As the diplomatic phone lines jam between the signatories left on the JCPOA deal, and each public declaration from all sides is scrutinised, the Iranian regime calls on their friendship. It remains to be seen to what extent they are willing to or can stand by it, within the limits of their own interest.
For Donald Trump’s detractors, and there are many of them, solely blaming him for the consequences of JCPOA withdrawal seems the only possible analysis.
The Europeans have rushed to salvage the JCPOA. However, they are not champions of solving problems in the Middle East. When, at last, they manage to do something, the solution is entwined with another crisis, and gives birth to another monster.
As an Iranian, I refuse to accept the Trumpian love or hear his calls for a futuristic democracy in Iran, even if I never believed in the JCPOA’s supposed goodies.
G.W. Bush had similar words for the Iraqis and we have seen the results.
As Iranian citizens, we must learn to look to preserve our own national interests without supporting the colonialist agenda of the ayatollahs. Our destiny should not be bound to a single international agreement befitting nepotists. The ayatollahs have shrouded the country and we have helped them by closing our minds, and building a fence around ourselves.

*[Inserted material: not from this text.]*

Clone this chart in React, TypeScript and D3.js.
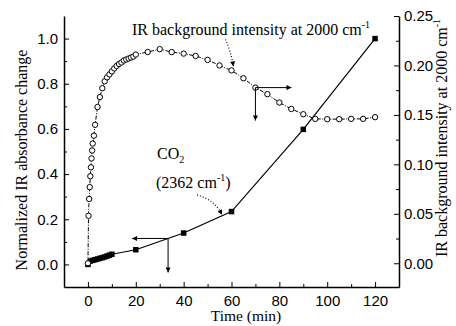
import React, { useRef, useEffect } from "react";
import * as d3 from "d3";

// IR background intensity at 2000 cm-1 (right axis), open circles
const timesIR = [
  0, 0.25, 0.5, 0.75, 1, 1.25, 1.5, 1.75, 2, 2.5, 3, 4, 5, 6, 7, 8, 9, 10, 11,
  12, 13, 14, 15, 16, 17, 18, 19, 20, 25, 30, 35, 40, 45, 50, 55, 60, 65, 70,
  75, 80, 85, 90, 95, 100, 105, 110, 115, 120,
];
const valuesIR = [
  0.0, 0.048, 0.065, 0.077, 0.088, 0.097, 0.106, 0.114, 0.121, 0.129, 0.14,
  0.158, 0.168, 0.177, 0.184, 0.188, 0.191, 0.194, 0.197, 0.1995, 0.2015,
  0.203, 0.205, 0.206, 0.207, 0.208, 0.209, 0.211, 0.2136, 0.2165, 0.2135,
  0.212, 0.2096, 0.2056, 0.2, 0.195, 0.187, 0.1776, 0.171, 0.1625, 0.156,
  0.1507, 0.146, 0.1457, 0.1457, 0.146, 0.146, 0.1477,
];

// CO2 (2362 cm-1) normalized absorbance change (left axis), filled squares
const timesCO2 = [0, 1, 2, 3, 4, 5, 6, 7, 8, 9, 10, 20, 40, 60, 90, 120];
const valuesCO2 = [
  0.0, 0.015, 0.018, 0.021, 0.024, 0.027, 0.03, 0.033, 0.037, 0.041, 0.045,
  0.065, 0.139, 0.234, 0.598, 1.0,
];

const xTicks = [0, 20, 40, 60, 80, 100, 120];
const xMinor = [10, 30, 50, 70, 90, 110];
const leftTicks = [0, 0.2, 0.4, 0.6, 0.8, 1.0];
const leftMinor = [0.1, 0.3, 0.5, 0.7, 0.9];
const rightTicks = [0, 0.05, 0.1, 0.15, 0.2, 0.25];
const rightMinor = [0.025, 0.075, 0.125, 0.175, 0.225];

const serif = "'Liberation Serif', 'Times New Roman', serif";
const sans = "'Liberation Sans', Arial, sans-serif";

const App = () => {
  const svgRef = useRef<SVGSVGElement>(null);

  useEffect(() => {
    const svg = d3.select(svgRef.current);
    svg.selectAll("*").remove();

    const left = 64,
      right = 399,
      top = 16,
      bottom = 287;

    const x = d3.scaleLinear().domain([-10, 130]).range([left, right]);
    const yL = d3.scaleLinear().domain([-0.1, 1.1]).range([bottom, top]);
    const yR = d3.scaleLinear().domain([-0.024, 0.25]).range([bottom, top]);

    const defs = svg.append("defs");
    defs
      .append("marker")
      .attr("id", "head")
      .attr("markerUnits", "userSpaceOnUse")
      .attr("viewBox", "0 0 10 10")
      .attr("refX", 10)
      .attr("refY", 5)
      .attr("markerWidth", 9)
      .attr("markerHeight", 5)
      .attr("orient", "auto")
      .append("path")
      .attr("d", "M0,0 L10,5 L0,10 Z")
      .attr("fill", "#000");

    const styleAxis = (g) => {
      g.select(".domain").attr("stroke-width", 1.5);
      g.selectAll(".tick line").attr("stroke-width", 1);
      g.selectAll("text")
        .attr("font-family", sans)
        .attr("font-size", 15)
        .attr("fill", "#000");
    };

    // left axis
    svg
      .append("g")
      .attr("transform", `translate(${left},0)`)
      .call(
        d3
          .axisLeft(yL)
          .tickValues(leftTicks)
          .tickFormat(d3.format(".1f"))
          .tickSizeInner(-5)
          .tickSizeOuter(0)
          .tickPadding(6)
      )
      .call(styleAxis);
    svg
      .append("g")
      .attr("transform", `translate(${left},0)`)
      .call(d3.axisLeft(yL).tickValues(leftMinor).tickFormat(() => "").tickSize(-3))
      .call((g) => g.select(".domain").remove());

    // right axis
    svg
      .append("g")
      .attr("transform", `translate(${right},0)`)
      .call(
        d3
          .axisRight(yR)
          .tickValues(rightTicks)
          .tickFormat(d3.format(".2f"))
          .tickSizeInner(-5)
          .tickSizeOuter(0)
          .tickPadding(5)
      )
      .call(styleAxis);
    svg
      .append("g")
      .attr("transform", `translate(${right},0)`)
      .call(d3.axisRight(yR).tickValues(rightMinor).tickFormat(() => "").tickSize(-3))
      .call((g) => g.select(".domain").remove());

    // bottom axis
    svg
      .append("g")
      .attr("transform", `translate(0,${bottom})`)
      .call(
        d3
          .axisBottom(x)
          .tickValues(xTicks)
          .tickSizeInner(-5)
          .tickSizeOuter(0)
          .tickPadding(8)
      )
      .call(styleAxis);
    svg
      .append("g")
      .attr("transform", `translate(0,${bottom})`)
      .call(d3.axisBottom(x).tickValues(xMinor).tickFormat(() => "").tickSize(-3))
      .call((g) => g.select(".domain").remove());

    // axis titles
    svg
      .append("text")
      .attr("x", 246)
      .attr("y", 321)
      .attr("text-anchor", "middle")
      .attr("font-family", serif)
      .attr("font-size", 15.5)
      .text("Time (min)");
    svg
      .append("text")
      .attr("transform", "translate(27,160) rotate(-90)")
      .attr("text-anchor", "middle")
      .attr("font-family", serif)
      .attr("font-size", 16)
      .text("Normalized IR absorbance change");
    const rt = svg
      .append("text")
      .attr("transform", "translate(447,138) rotate(-90)")
      .attr("text-anchor", "middle")
      .attr("font-family", serif)
      .attr("font-size", 16);
    rt.append("tspan").text("IR background intensity at 2000 cm");
    rt.append("tspan").attr("dy", -7).attr("font-size", 10).text("-1");

    const irData = timesIR.map((t, i) => [t, valuesIR[i]]);
    const co2Data = timesCO2.map((t, i) => [t, valuesCO2[i]]);

    // CO2 line + squares
    svg
      .append("path")
      .datum(co2Data)
      .attr("fill", "none")
      .attr("stroke", "#000")
      .attr("stroke-width", 1.2)
      .attr(
        "d",
        d3
          .line()
          .x((d) => x(d[0]))
          .y((d) => yL(d[1]))
      );
    const sq = 5.5;
    svg
      .append("g")
      .selectAll("rect")
      .data(co2Data)
      .join("rect")
      .attr("x", (d) => x(d[0]) - sq / 2)
      .attr("y", (d) => yL(d[1]) - sq / 2)
      .attr("width", sq)
      .attr("height", sq)
      .attr("fill", "#000");

    // IR background line + circles
    svg
      .append("path")
      .datum(irData)
      .attr("fill", "none")
      .attr("stroke", "#000")
      .attr("stroke-width", 1)
      .attr("stroke-dasharray", "4 1.5 1 1.5")
      .attr(
        "d",
        d3
          .line()
          .x((d) => x(d[0]))
          .y((d) => yR(d[1]))
      );
    svg
      .append("g")
      .selectAll("circle")
      .data(irData)
      .join("circle")
      .attr("cx", (d) => x(d[0]))
      .attr("cy", (d) => yR(d[1]))
      .attr("r", 2.7)
      .attr("fill", "#fff")
      .attr("stroke", "#000")
      .attr("stroke-width", 1);

    // annotation: IR background
    const irLbl = svg
      .append("text")
      .attr("x", 132)
      .attr("y", 35)
      .attr("font-family", serif)
      .attr("font-size", 16);
    irLbl.append("tspan").text("IR background intensity at 2000 cm");
    irLbl.append("tspan").attr("dy", -7).attr("font-size", 10).text("-1");

    const p60x = x(60),
      p60y = yR(valuesIR[timesIR.indexOf(60)]);
    svg
      .append("path")
      .attr(
        "d",
        `M${p60x - 6},${p60y - 31} Q${p60x - 1},${p60y - 20} ${p60x + 2},${p60y - 4}`
      )
      .attr("fill", "none")
      .attr("stroke", "#000")
      .attr("stroke-width", 1.2)
      .attr("stroke-dasharray", "1 2")
      .attr("marker-end", "url(#head)");

    // arrows from IR point at 70 min
    const a70x = x(70),
      a70y = yR(valuesIR[timesIR.indexOf(70)]);
    svg
      .append("line")
      .attr("x1", a70x)
      .attr("y1", a70y)
      .attr("x2", a70x + 36)
      .attr("y2", a70y)
      .attr("stroke", "#000")
      .attr("marker-end", "url(#head)");
    svg
      .append("line")
      .attr("x1", a70x)
      .attr("y1", a70y)
      .attr("x2", a70x)
      .attr("y2", a70y + 33)
      .attr("stroke", "#000")
      .attr("marker-end", "url(#head)");

    // annotation: CO2
    const co2Lbl = svg
      .append("text")
      .attr("x", 157)
      .attr("y", 159)
      .attr("font-family", serif)
      .attr("font-size", 16);
    co2Lbl.append("tspan").text("CO");
    co2Lbl.append("tspan").attr("dy", 4).attr("font-size", 10).text("2");
    const wnLbl = svg
      .append("text")
      .attr("x", 156)
      .attr("y", 188)
      .attr("font-family", serif)
      .attr("font-size", 16);
    wnLbl.append("tspan").text("(2362 cm");
    wnLbl.append("tspan").attr("dy", -7).attr("font-size", 10).text("-1");
    wnLbl.append("tspan").attr("dy", 7).text(")");

    const c56x = x(56),
      c56y = yL(d3.interpolateNumber(valuesCO2[12], valuesCO2[13])(0.8));
    svg
      .append("path")
      .attr(
        "d",
        `M${c56x - 25},${c56y - 21} Q${c56x - 7},${c56y - 16} ${c56x},${c56y - 1}`
      )
      .attr("fill", "none")
      .attr("stroke", "#000")
      .attr("stroke-width", 1.2)
      .attr("stroke-dasharray", "1 2")
      .attr("marker-end", "url(#head)");

    // arrows from CO2 line at ~33.5 min
    const tA = 33.5;
    const aX = x(tA),
      aY = yL(
        d3.interpolateNumber(valuesCO2[11], valuesCO2[12])((tA - 20) / 20)
      );
    svg
      .append("line")
      .attr("x1", aX)
      .attr("y1", aY)
      .attr("x2", aX - 36)
      .attr("y2", aY)
      .attr("stroke", "#000")
      .attr("marker-end", "url(#head)");
    svg
      .append("line")
      .attr("x1", aX)
      .attr("y1", aY)
      .attr("x2", aX)
      .attr("y2", aY + 34)
      .attr("stroke", "#000")
      .attr("marker-end", "url(#head)");
  }, []);

  return (
    <svg
      ref={svgRef}
      width={456}
      height={326}
      style={{ position: "absolute", left: 0, top: 0, background: "#fff" }}
    />
  );
};

export default App;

Iran Protests may take longer than any social move that the Iranians have ever undertaken in recent history… We have to learn every trick in the book of Social Resistance to be able to get rid of our own monsters of dictatorship, despotism and kakistocracy.
As we are novices, it is going to be a long way till something is achieved and need not to be redone. We cannot afford to compromise, but we can work for consensus, if we still believe in the genius and flair we so much like to set forth.
Thomas Erdbrink, The New York Times, wrote from Tehran : How miserable have we become that this Trump should play a role in our lives, Amir said How miserable are we that our leaders constantly want to pick fights with everybody. He insisted that I write down the following: I want to live a normal life. Amir from Iran wants a normal life.